- WHAT THE EXERCISE ASKS
Gather each line containing the string "that" from these entries.

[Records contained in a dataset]
# # # # #

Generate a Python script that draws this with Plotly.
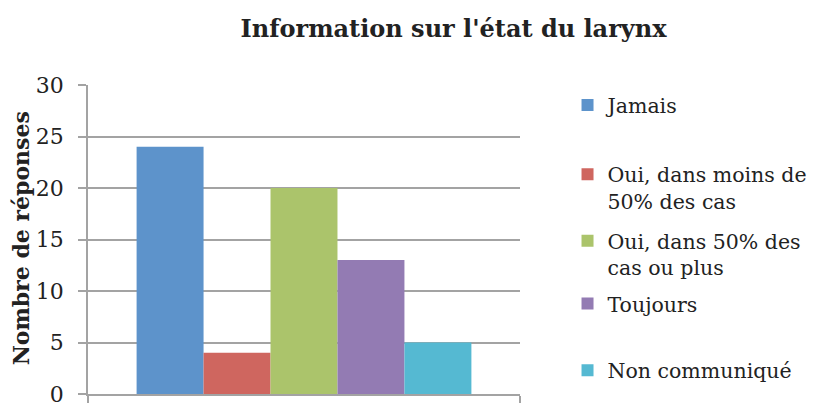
import plotly.graph_objects as go

categories = ["Information sur l'état du larynx"]
series_names = ["Jamais", "Oui, dans moins de<br>50% des cas", "Oui, dans 50% des<br>cas ou plus",
                "Toujours", "Non communiqué"]
series_values = [24, 4, 20, 13, 5]
colors = ["#5D93CB", "#CF665F", "#ABC46B", "#937BB3", "#55B9D2"]
legend_y = [0.935, 0.667, 0.452, 0.292, 0.076]
y_ticks = [0, 5, 10, 15, 20, 25, 30]

FONT = "DejaVu Serif"

fig = go.Figure()
for i, (name, val, col) in enumerate(zip(series_names, series_values, colors)):
    lg = "legend" if i == 0 else f"legend{i+1}"
    fig.add_trace(go.Bar(x=[0], y=[val], name=name, marker=dict(color=col, line=dict(width=0)),
                         legend=lg, showlegend=True))

legend_common = dict(x=1.110, xanchor="left", yanchor="middle", bgcolor="rgba(0,0,0,0)",
                     font=dict(family=FONT, size=20.5, color="#222"), valign="top",
                     itemsizing="constant", tracegroupgap=0)
lay = {}
for i, y in enumerate(legend_y):
    key = "legend" if i == 0 else f"legend{i+1}"
    lay[key] = dict(legend_common, y=y)

fig.update_layout(
    width=827, height=403,
    margin=dict(l=80, r=315, t=77, b=16.5, autoexpand=False),
    paper_bgcolor="white", plot_bgcolor="white",
    barmode="group", bargap=0.225, bargroupgap=0,
    title=dict(text="<b>Information sur l'état du larynx</b>", x=0.5387, xanchor="center",
               y=0.950, yanchor="middle", font=dict(family=FONT, size=24, color="#222")),
    xaxis=dict(type="linear", range=[-0.5, 0.5], showticklabels=False, showgrid=False,
               showline=True, linecolor="#A3A3A3", linewidth=1.5,
               tickvals=[-0.5, 0.5], ticks="outside", ticklen=8, tickcolor="#A3A3A3", tickwidth=1.5),
    yaxis=dict(range=[0, 30], tickvals=y_ticks, showgrid=True, gridcolor="#A3A3A3", gridwidth=1.5,
               showline=True, linecolor="#A3A3A3", linewidth=1.5, ticks="outside", ticklen=8,
               tickcolor="#A3A3A3", tickwidth=1.5, zeroline=False, ticklabelstandoff=10,
               tickfont=dict(family=FONT, size=22, color="#222")),
    annotations=[dict(text="<b>Nombre de réponses</b>", textangle=-90, xref="paper", yref="paper",
                      x=-0.155, y=0.504, xanchor="center", yanchor="middle", showarrow=False,
                      font=dict(family=FONT, size=22, color="#222"))],
    **lay,
)
fig.write_html("out.html")
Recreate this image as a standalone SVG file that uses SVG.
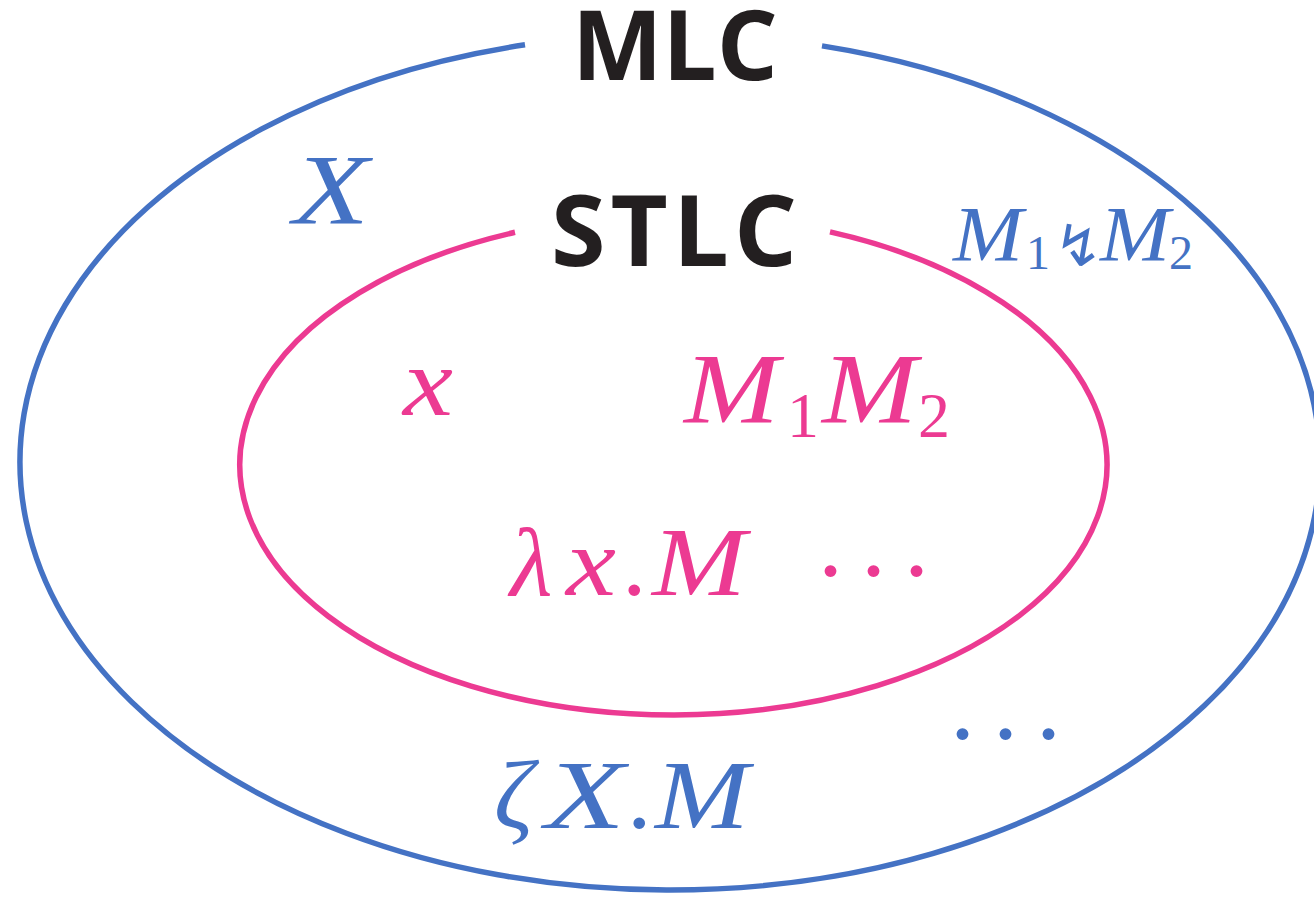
<svg xmlns="http://www.w3.org/2000/svg" width="1314" height="899" viewBox="0 0 1314 899">
<style>
.blue{fill:none;stroke:#4472C4;stroke-width:5.5}
.pink{fill:none;stroke:#EC3A92;stroke-width:5.5}
.title{font-family:"Open Sans","Noto Sans",sans-serif;font-weight:bold;fill:#231F20}
.m{font-family:"Liberation Serif","DejaVu Serif",serif;font-style:italic}
.r{font-family:"Liberation Serif","DejaVu Serif",serif;font-style:normal}
.tb{fill:#4472C4}
.tp{fill:#EC3A92}
</style>
<rect width="1314" height="899" fill="#fff"/>
<g id="connectors"></g>
<g id="mlc">
<path class="blue" d="M 822 45.9 A 650 428 0 1 1 525 44.8"/>
<text class="title" x="572" y="80" font-size="96" textLength="206" lengthAdjust="spacing">MLC</text>
<text class="m tb" x="293" y="223" font-size="100" textLength="76" lengthAdjust="spacingAndGlyphs">X</text>
<text class="tb" y="260" font-size="78"><tspan class="m" x="953" textLength="70" lengthAdjust="spacingAndGlyphs">M</tspan><tspan class="r" x="1026" font-size="48" y="269">1</tspan><tspan font-family="DejaVu Sans,sans-serif" x="1054" y="266" font-size="58">↯</tspan><tspan class="m" x="1100" y="260" textLength="70" lengthAdjust="spacingAndGlyphs">M</tspan><tspan class="r" x="1169" font-size="48" y="269">2</tspan></text>
<text class="tb" y="828" font-size="98"><tspan class="m" x="494">ζ</tspan><tspan class="m" x="545" textLength="80" lengthAdjust="spacingAndGlyphs">X</tspan><tspan class="r" x="627">.</tspan><tspan class="m" x="655" textLength="94" lengthAdjust="spacingAndGlyphs">M</tspan></text>
<text class="r tb" x="950" y="739" font-size="100" letter-spacing="18">...</text>
</g>
<g id="stlc">
<path class="pink" d="M 830 231.9 A 433.5 250 0 1 1 515 232.3"/>
<text class="title" x="551" y="266" font-size="99" textLength="246" lengthAdjust="spacing">STLC</text>
<text class="m tp" x="403" y="415" font-size="98" textLength="50" lengthAdjust="spacingAndGlyphs">x</text>
<text class="tp" y="422" font-size="100"><tspan class="m" x="684" textLength="95" lengthAdjust="spacingAndGlyphs">M</tspan><tspan class="r" x="787" font-size="64" y="437">1</tspan><tspan class="m" x="822" y="422" textLength="95" lengthAdjust="spacingAndGlyphs">M</tspan><tspan class="r" x="918" font-size="64" y="437">2</tspan></text>
<text class="tp" y="595" font-size="98"><tspan class="m" x="510">λ</tspan><tspan class="m" x="566" textLength="50" lengthAdjust="spacingAndGlyphs">x</tspan><tspan class="r" x="622">.</tspan><tspan class="m" x="652" textLength="94" lengthAdjust="spacingAndGlyphs">M</tspan></text>
<text class="r tp" x="818" y="576" font-size="100" letter-spacing="18">...</text>
</g>
</svg>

# # # # #

- ANSWER
Generate a Python script that draws this with Plotly.
Recreate this image as a standalone SVG file that uses SVG.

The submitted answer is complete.